Infill percentage in the insert zone makes a real difference. Somewhere around 40 to 50 percent is a reasonable target for the area surrounding the hole. Some slicers let you define infill modifiers for specific regions. Use that feature if you have it.
A finer layer height in the range of 0.1 to 0.15 mm gives a cleaner bore surface. After printing, measure the hole with calipers before doing anything else. A hole that printed at the wrong size will cause problems during installation that no amount of technique can fix.
Install the Insert
Set the soldering iron to around 200 to 230 degrees Celsius for PLA. PETG sits higher, usually 220 to 250 degrees. Temperature matters here. Too low and the plastic will not soften enough, which means you end up forcing the insert and it goes in crooked.
Rest the insert at the mouth of the hole. Touch the iron tip to the top of the insert and apply light, steady downward pressure. The insert will start sinking as the plastic softens around it. Keep the pressure consistent and the iron straight. Tilting even slightly results in an angled insert, which causes problems when you try to thread a screw later.
Stop when the top of the insert sits flush with or just below the part surface. Pull the iron away and leave the part alone for at least a minute. Do not touch the insert while it is cooling. Moving it during those first seconds shifts it out of position. Once fully cooled, it should feel solid with no movement at all.
Test the Screw
Thread a machine screw in by hand first. It should turn without resistance beyond the normal feel of threads engaging. If it feels rough or catches, something is off. Either the insert tipped slightly during installation or a bit of softened plastic blocked the bore.
Tighten the screw fully with a driver and then remove it. Do this a few times. The insert should not rotate or lift. If it does move, the bond between the insert and the plastic failed. A small amount of cyanoacrylate glue applied around the insert before reinstalling it usually solves this.
Testing before the part is in final assembly is worth the five extra minutes.
Self-Tapping Screws
Self-tapping screws are the faster option when the application is lighter duty. They work by cutting threads directly into the plastic as they are driven in.

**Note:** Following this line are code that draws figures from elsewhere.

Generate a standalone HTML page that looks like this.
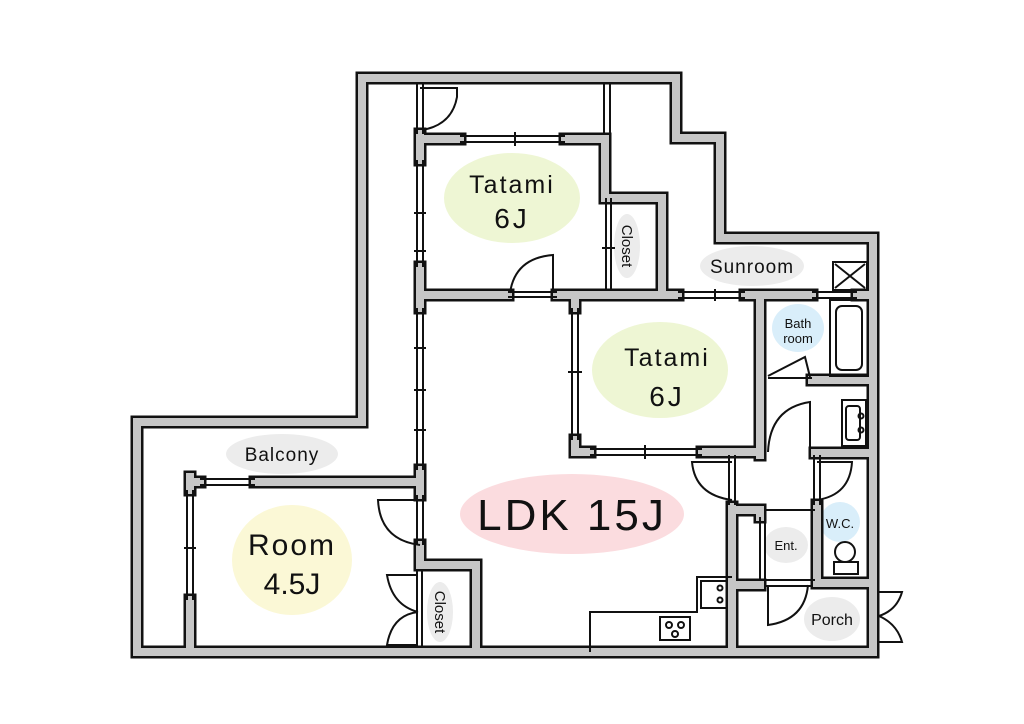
<!DOCTYPE html>
<html><head><meta charset="utf-8"><style>
html,body{margin:0;padding:0;background:#fff;}
svg{display:block;}
text{font-family:"Liberation Sans",sans-serif;fill:#111;}
</style></head><body>
<svg width="1024" height="724" viewBox="0 0 1024 724" xmlns="http://www.w3.org/2000/svg">
<defs>
<path id="walls" d="M362,78 H676 V138 H720 V238 H873 V652 H137 V422 H362 Z
M190,600 V652 M190,477 V490 M190,482 H200 M255,482 H420
M420,134 V160 M420,267 V308 M420,470 V495 M420,545 V565 H476 V652
M420,139 H460 M565,139 H605 V198 H662 V295
M420,295 H508 M557,295 H678 M745,295 H812 M857,295 H873
M575,295 V308 M575,440 V452 H590 M702,452 H760 M760,295 V455
M812,380 H873 M815,453 H873
M732,507 V652 M732,510 H760 V517 M732,585 H760
M817,505 V583 H873"/>
</defs>
<!-- label blobs -->
<ellipse cx="512" cy="198" rx="68" ry="45" fill="#eef6d4"/>
<ellipse cx="660" cy="370" rx="68" ry="48" fill="#eef6d4"/>
<ellipse cx="572" cy="514" rx="112" ry="40" fill="#fbdcdf"/>
<ellipse cx="292" cy="560" rx="60" ry="55" fill="#fbf8d6"/>
<ellipse cx="752" cy="266" rx="52" ry="20" fill="#ececec"/>
<ellipse cx="282" cy="454" rx="56" ry="20" fill="#ececec"/>
<ellipse cx="798" cy="328" rx="26" ry="24" fill="#d9eefa"/>
<ellipse cx="840" cy="522" rx="20" ry="20" fill="#d9eefa"/>
<ellipse cx="786" cy="545" rx="22" ry="18" fill="#ececec"/>
<ellipse cx="832" cy="619" rx="28" ry="22" fill="#ececec"/>
<ellipse cx="627" cy="246" rx="13" ry="32" fill="#ececec"/>
<ellipse cx="440" cy="612" rx="13" ry="30" fill="#ececec"/>
<!-- walls -->
<use href="#walls" fill="none" stroke="#111" stroke-width="13" stroke-linecap="square" stroke-linejoin="miter"/>
<use href="#walls" fill="none" stroke="#c6c6c6" stroke-width="8" stroke-linecap="square" stroke-linejoin="miter"/>
<!-- windows / thin lines -->
<g fill="none" stroke="#111" stroke-width="2">
<path d="M187,490 V600 M193,490 V600 M184,548 H196"/>
<path d="M200,479 H255 M200,485 H255"/>
<path d="M417,160 V267 M423,160 V267 M414,213 H426 M414,251 H426"/>
<path d="M417,308 V470 M423,308 V470 M414,348 H426 M414,390 H426 M414,430 H426"/>
<path d="M460,136 H565 M460,142 H565 M515,132 V146"/>
<path d="M678,292 H745 M678,298 H745 M715,289 V301 M812,292 H857 M812,298 H857"/>
<path d="M572,308 V440 M578,308 V440 M568,372 H582"/>
<path d="M590,449 H702 M590,455 H702 M645,445 V459"/>
<path d="M417,84 V134 M423,84 V134 M604,84 V134 M610,84 V134"/>
<path d="M606,198 V290 M611,198 V290 M602,248 H615"/>
<path d="M508,292 H557 M508,297 H557"/>
<path d="M729,455 V505 M735,455 V505 M814,455 V505 M820,455 V505"/>
<path d="M765,510 H815 M765,580 H815 M760,517 V580 M765,517 V580"/>
<path d="M417,495 V545 M423,495 V545 M417,570 V648 M422,570 V648"/>
<path d="M812,378 H768 M765,586 H812"/>
<!-- doors -->
<path d="M420,88 H457 V97 Q452,125 422,130"/>
<path d="M553,293 V255 Q515,258 510,293"/>
<path d="M768,376 L805,357 L810,377"/>
<path d="M768,452 Q770,408 810,402 V452"/>
<path d="M732,462 H692 Q695,495 732,500"/>
<path d="M817,462 H852 Q850,495 817,500"/>
<path d="M768,585 V625 Q805,620 808,585"/>
<path d="M420,500 H378 Q380,540 420,545"/>
<path d="M418,575 H387 Q392,605 418,612 M418,645 H387 Q392,615 418,612"/>
<path d="M879,592 H902 Q897,610 879,616 M879,642 H902 Q897,624 879,616"/>
<!-- fixtures -->
<rect x="833" y="262" width="34" height="28"/>
<path d="M835,264 L865,288 M865,264 L835,288"/>
<rect x="830" y="300" width="38" height="76"/>
<rect x="836" y="306" width="26" height="64" rx="6"/>
<rect x="842" y="400" width="24" height="46"/>
<rect x="846" y="406" width="14" height="34" rx="3"/>
<circle cx="861" cy="416" r="2.5"/><circle cx="861" cy="430" r="2.5"/>
<circle cx="845" cy="552" r="10"/>
<rect x="834" y="562" width="24" height="12"/>
<path d="M590,652 V612 H697 V577 H732"/>
<rect x="701" y="581" width="26" height="27"/>
<circle cx="720" cy="588" r="2.5"/><circle cx="720" cy="600" r="2.5"/>
<rect x="660" y="617" width="30" height="23"/>
<circle cx="669" cy="625" r="3"/><circle cx="681" cy="625" r="3"/><circle cx="675" cy="634" r="3"/>
</g>
<!-- labels -->
<text x="512" y="193" font-size="25" text-anchor="middle" letter-spacing="2">Tatami</text>
<text x="512" y="228" font-size="28" text-anchor="middle" letter-spacing="3">6J</text>
<text x="667" y="366" font-size="25" text-anchor="middle" letter-spacing="2">Tatami</text>
<text x="667" y="406" font-size="28" text-anchor="middle" letter-spacing="3">6J</text>
<text x="572" y="530" font-size="44" text-anchor="middle" letter-spacing="3">LDK 15J</text>
<text x="292" y="555" font-size="30" text-anchor="middle" letter-spacing="2">Room</text>
<text x="292" y="594" font-size="30" text-anchor="middle">4.5J</text>
<text x="752" y="273" font-size="19" text-anchor="middle" letter-spacing="1">Sunroom</text>
<text x="282" y="461" font-size="19" text-anchor="middle" letter-spacing="1">Balcony</text>
<text x="798" y="328" font-size="13" text-anchor="middle">Bath</text>
<text x="798" y="343" font-size="13" text-anchor="middle">room</text>
<text x="840" y="528" font-size="13" text-anchor="middle">W.C.</text>
<text x="786" y="550" font-size="13" text-anchor="middle">Ent.</text>
<text x="832" y="625" font-size="16" text-anchor="middle">Porch</text>
<text x="0" y="0" font-size="15" text-anchor="middle" transform="translate(622,246) rotate(90)">Closet</text>
<text x="0" y="0" font-size="15" text-anchor="middle" transform="translate(435,612) rotate(90)">Closet</text>
</svg>
</body></html>
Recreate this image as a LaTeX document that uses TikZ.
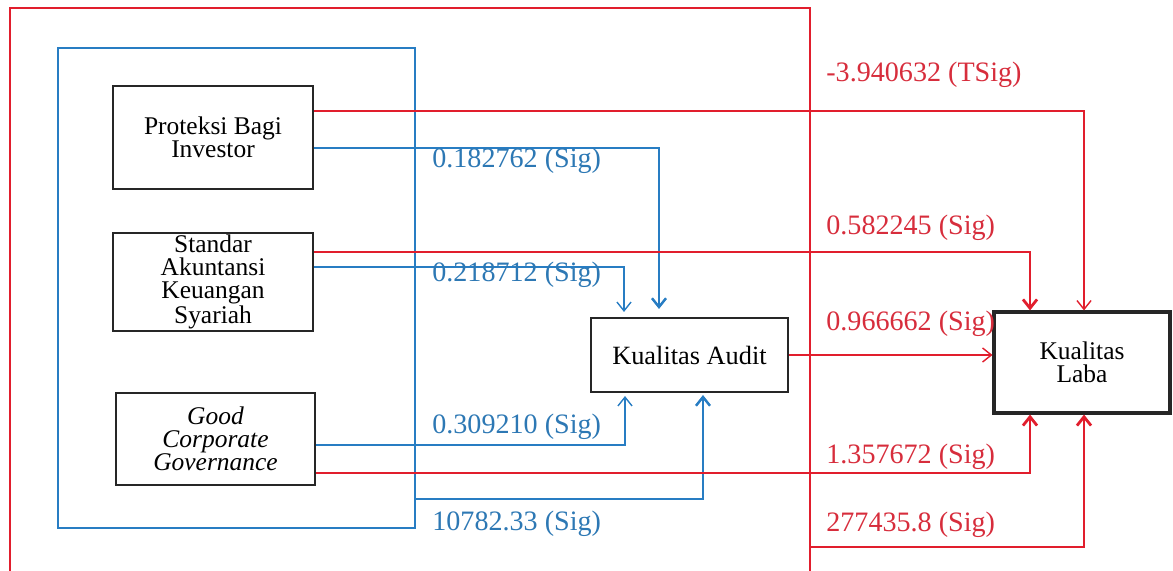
\documentclass[tikz,border=0pt]{standalone}
\usepackage{fontspec}
\setmainfont{Liberation Serif}
\usetikzlibrary{calc,arrows.meta}
\definecolor{rline}{RGB}{225,30,45}
\definecolor{bline}{RGB}{40,125,195}
\definecolor{rtext}{RGB}{215,45,60}
\definecolor{btext}{RGB}{45,120,180}
\tikzset{
  box/.style={draw=black!85,line width=1.2pt,align=center,inner sep=1pt,
    font=\fontsize{14.5}{13}\selectfont},
  rl/.style={draw=rline,line width=0.8pt},
  rlthick/.style={draw=rline,line width=1.6pt},
  bl/.style={draw=bline,line width=0.8pt},
  blthick/.style={draw=bline,line width=1.4pt},
  tip/.style={-{Straight Barb[length=5pt,width=8pt]}},
  rlab/.style={anchor=west,text=rtext,inner sep=0pt,font=\fontsize{16}{18}\selectfont},
  blab/.style={anchor=west,text=btext,inner sep=0pt,font=\fontsize{16}{18}\selectfont},
}
\begin{document}
\begin{tikzpicture}[x=0.02cm,y=-0.02cm]
\useasboundingbox (0,0) rectangle (1173,571);
% frames
\draw[draw=rline,line width=1pt] (10,571) -- (10,8) -- (810,8) -- (810,571);
\draw[draw=bline,line width=1pt] (58,48) rectangle (415,528);
% nodes
\node[box,minimum width=4cm,minimum height=2.06cm] (P) at (213,137.5) {Proteksi Bagi\\Investor};
\node[box,minimum width=4cm,minimum height=1.92cm] (S) at (213,282) {Standar\\Akuntansi\\Keuangan\\Syariah};
\node[box,minimum width=3.98cm,minimum height=1.84cm] (G) at (215.5,439) {\textit{Good}\\\textit{Corporate}\\\textit{Governance}};
\node[box,minimum width=3.94cm,minimum height=1.48cm,font=\fontsize{15}{13}\selectfont] (A) at (689.5,355) {Kualitas Audit};
\node[box,line width=1.8pt,minimum width=3.52cm,minimum height=2.02cm] (L) at (1082,362.5) {Kualitas\\Laba};
\coordinate (rf) at (810,547);
\coordinate (bf) at (415,499);
% blue connectors to Kualitas Audit
\draw[blthick,tip] ($(P.east)+(0,10.5)$) -| ($(A.north)+(-30.5,-8)$);
\draw[bl,tip] ($(S.east)+(0,-15)$) -| ($(A.north)+(-65.5,-5)$);
\draw[bl,tip] ($(G.east)+(0,6)$) -| ($(A.south)+(-64.5,3)$);
\draw[blthick,tip] (bf) -| ($(A.south)+(13.5,2)$);
% red connectors to Kualitas Laba
\draw[rl,tip] ($(P.east)+(0,-26.5)$) -| ($(L.north)+(2,0)$);
\draw[rlthick,tip] ($(S.east)+(0,-30)$) -| ($(L.north)+(-52,0)$);
\draw[rl,tip] (A.east) -- (A.east -| L.west);
\draw[rlthick,tip] ($(G.east)+(0,34)$) -| ($(L.south)+(-52,0)$);
\draw[rlthick,tip] (rf) -| ($(L.south)+(2,0)$);
% labels
\node[blab] (b1) at (432,161) {0.182762 (Sig)};
\node[blab] (b2) at (432,275) {0.218712 (Sig)};
\node[blab] (b3) at (432,427) {0.309210 (Sig)};
\node[blab] (b4) at (432,524) {10782.33 (Sig)};
\node[rlab] (r1) at (826,75) {-3.940632 (TSig)};
\node[rlab] (r2) at (826,228) {0.582245 (Sig)};
\node[rlab] (r3) at (826,324) {0.966662 (Sig)};
\node[rlab] (r4) at (826,457) {1.357672 (Sig)};
\node[rlab] (r5) at (826,525) {277435.8 (Sig)};
\end{tikzpicture}
\end{document}
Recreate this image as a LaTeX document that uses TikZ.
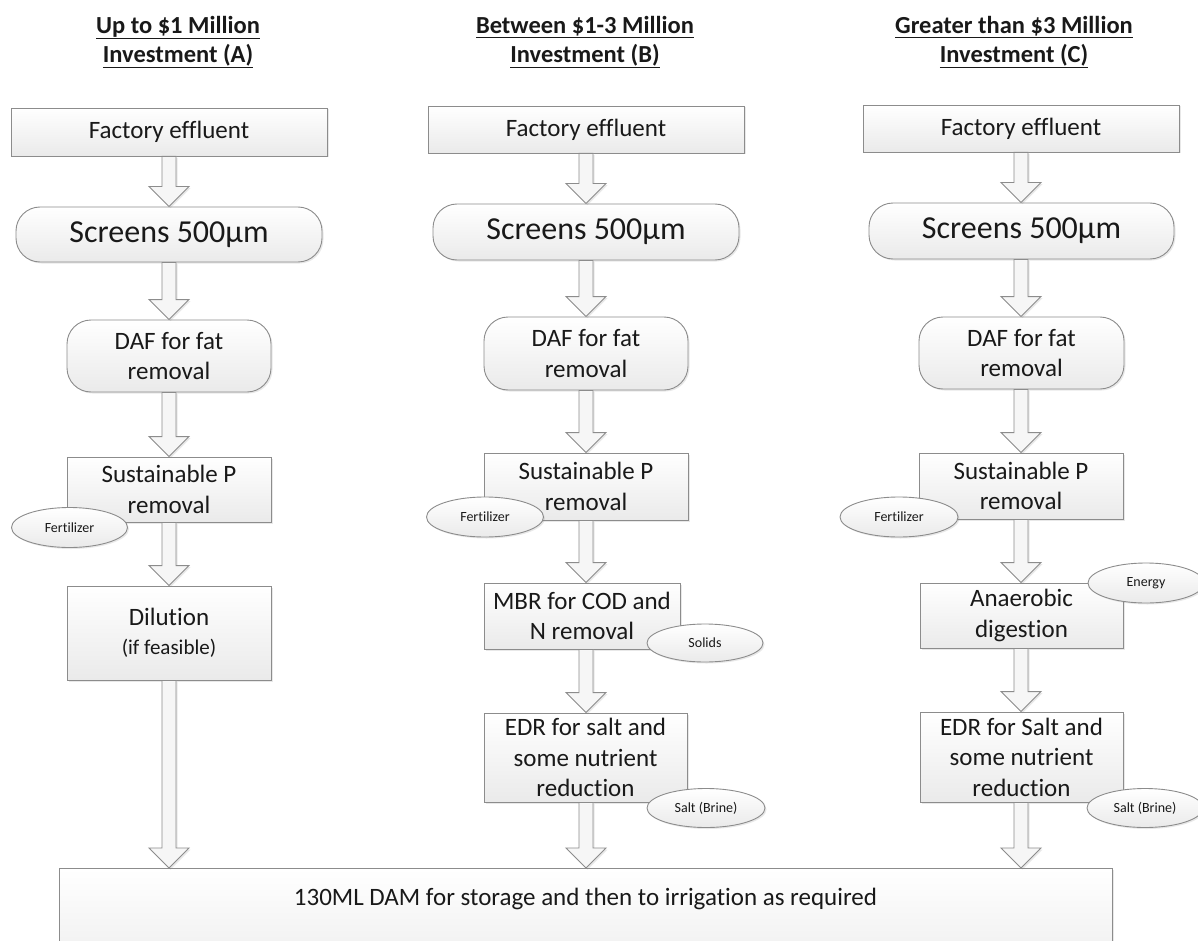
\documentclass[tikz,border=0pt]{standalone}
\usepackage{fontspec}
\setmainfont{Carlito}[Ligatures=NoCommon]
\usetikzlibrary{shapes.geometric,shadows,calc}
\definecolor{edge}{RGB}{140,140,140}
\definecolor{shadeb}{RGB}{234,234,234}
\definecolor{arrfill}{RGB}{246,246,246}
\definecolor{txt}{RGB}{25,25,25}
\tikzset{
  softshadow/.style={drop shadow={shadow xshift=1.5pt, shadow yshift=-1.5pt, opacity=0.18}},
  flowbox/.style={draw=edge, line width=0.9pt, top color=white, bottom color=shadeb,
    align=center, inner sep=0pt, text=txt, font=\fontsize{25}{30.5}\selectfont, softshadow},
  roundbox/.style={flowbox, rounded corners=24pt},
  byprod/.style={ellipse, draw=edge, line width=0.9pt, top color=white, bottom color=shadeb,
    inner sep=0pt, text=txt, font=\fontsize{14}{16}\selectfont, softshadow},
  blockarr/.style={draw=edge, line width=0.9pt, fill=arrfill, softshadow},
  header/.style={align=center, font=\bfseries\fontsize{24.5}{29}\selectfont, text=txt},
}
\newcommand{\flowarrow}[3]{%
  \path[blockarr] let \p0=(#1.south), \p1=(#2.south), \p2=(#3.north) in
  (\x0-7pt,\y1) -- (\x0-7pt,\y2+20pt) -- (\x0-20pt,\y2+20pt) -- (\x0,\y2)
  -- (\x0+20pt,\y2+20pt) -- (\x0+7pt,\y2+20pt) -- (\x0+7pt,\y1) -- cycle;}
\begin{document}
\begin{tikzpicture}[x=1pt,y=-1pt]
\clip (0,0) rectangle (1198,941);
\fill[white] (0,0) rectangle (1198,941);

% headers
\node[header] (hA) at (178,42) {\underline{Up to \$1 Million}\\\underline{Investment (A)}};
\node[header] (hB) at (585,42) {\underline{Between \$1-3 Million}\\\underline{Investment (B)}};
\node[header] (hC) at (1014,42) {\underline{Greater than \$3 Million}\\\underline{Investment (C)}};

% bottom box
\node[flowbox, anchor=north, minimum width=1053pt, text height=20pt, text depth=70pt, inner ysep=17pt]
  (dam) at (585.5,868) {130ML DAM for storage and then to irrigation as required};

% column A
\node[flowbox, minimum width=316pt, minimum height=48pt] (effA) at (169,132) {Factory effluent};
\node[roundbox, minimum width=306pt, minimum height=55pt, font=\fontsize{32}{36}\selectfont] (scrA) at (169,234.5) {Screens 500µm};
\node[roundbox, minimum width=204pt, minimum height=72pt] (dafA) at (169,356) {DAF for fat\\removal};
\node[flowbox, minimum width=204pt, minimum height=65pt] (spA) at (169,489.5) {Sustainable P\\removal};
\node[flowbox, minimum width=204pt, minimum height=94pt] (dilA) at (169,633) {Dilution\\[-2pt]{\fontsize{21}{25}\selectfont (if feasible)}};

% column B
\node[flowbox, minimum width=316pt, minimum height=47pt] (effB) at (586,129.5) {Factory effluent};
\node[roundbox, minimum width=306pt, minimum height=56pt, font=\fontsize{32}{36}\selectfont] (scrB) at (586,232) {Screens 500µm};
\node[roundbox, minimum width=204pt, minimum height=73pt] (dafB) at (586,353.5) {DAF for fat\\removal};
\node[flowbox, minimum width=204pt, minimum height=67pt] (spB) at (586,486.5) {Sustainable P\\removal};
\node[flowbox, minimum width=196pt, minimum height=66pt] (mbrB) at (582,616) {MBR for COD and\\N removal};
\node[flowbox, minimum width=203pt, minimum height=89pt] (edrB) at (585.5,757.5) {EDR for salt and\\some nutrient\\reduction};

% column C
\node[flowbox, minimum width=316pt, minimum height=47pt] (effC) at (1021,128.5) {Factory effluent};
\node[roundbox, minimum width=305pt, minimum height=56pt, font=\fontsize{32}{36}\selectfont] (scrC) at (1021.5,231) {Screens 500µm};
\node[roundbox, minimum width=205pt, minimum height=72pt] (dafC) at (1021.5,353) {DAF for fat\\removal};
\node[flowbox, minimum width=204pt, minimum height=66pt] (spC) at (1021,486) {Sustainable P\\removal};
\node[flowbox, minimum width=203pt, minimum height=65pt] (anaC) at (1021.5,615.5) {Anaerobic\\digestion};
\node[flowbox, minimum width=203pt, minimum height=90pt] (edrC) at (1021.5,757) {EDR for Salt and\\some nutrient\\reduction};

% arrows A
\flowarrow{effA}{effA}{scrA}
\flowarrow{effA}{scrA}{dafA}
\flowarrow{effA}{dafA}{spA}
\flowarrow{effA}{spA}{dilA}
\flowarrow{effA}{dilA}{dam}
% arrows B
\flowarrow{effB}{effB}{scrB}
\flowarrow{effB}{scrB}{dafB}
\flowarrow{effB}{dafB}{spB}
\flowarrow{effB}{spB}{mbrB}
\flowarrow{effB}{mbrB}{edrB}
\flowarrow{effB}{edrB}{dam}
% arrows C
\flowarrow{effC}{effC}{scrC}
\flowarrow{effC}{scrC}{dafC}
\flowarrow{effC}{dafC}{spC}
\flowarrow{effC}{spC}{anaC}
\flowarrow{effC}{anaC}{edrC}
\flowarrow{effC}{edrC}{dam}

% by-product ellipses (on top)
\node[byprod, minimum width=116pt, minimum height=40pt] (fertA) at (69.5,527.5) {Fertilizer};
\node[byprod, minimum width=117pt, minimum height=40pt] (fertB) at (485,517) {Fertilizer};
\node[byprod, minimum width=116pt, minimum height=38pt] (solB) at (705,643) {Solids};
\node[byprod, minimum width=118pt, minimum height=39pt] (saltB) at (706,808) {Salt (Brine)};
\node[byprod, minimum width=118pt, minimum height=40pt] (fertC) at (899,517) {Fertilizer};
\node[byprod, minimum width=116pt, minimum height=40pt] (enC) at (1146,583) {Energy};
\node[byprod, minimum width=116pt, minimum height=39pt] (saltC) at (1145,808) {Salt (Brine)};
\end{tikzpicture}
\end{document}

No brass inserts, no soldering iron, just a screw and a pilot hole.
The pilot hole should be slightly smaller than the outer diameter of the screw. For a 3 mm self-tapper, a 2.4 to 2.5 mm pilot hole is a common starting point. Drive the screw in slowly. High torque is the enemy here. The moment you feel resistance build, ease off. Plastic threads strip fast when you push too hard.
This method works for assemblies that will not be taken apart often. Each time the screw is removed and reinstalled, a little thread material is lost. After several cycles, the hole starts to lose grip. For anything that needs regular access, heat-set inserts are the smarter choice.
Conclusion
Working with 3D printed parts teaches you quickly that plastic has limits. Screwing directly into it without any preparation is a short-term fix that fails under use. Heat-set inserts give you metal threads that last. Self-tapping screws handle the lighter stuff well when you need a quick solution.
Neither method is complicated once you have done it a couple of times. The design and print stages are where most of the real work happens. Get those right and installation is straightforward. Get them wrong and no amount of careful installation recovers the situation.
Try both methods on test prints before using them on final parts. A few practice runs with scrap plastic saves a lot of frustration later.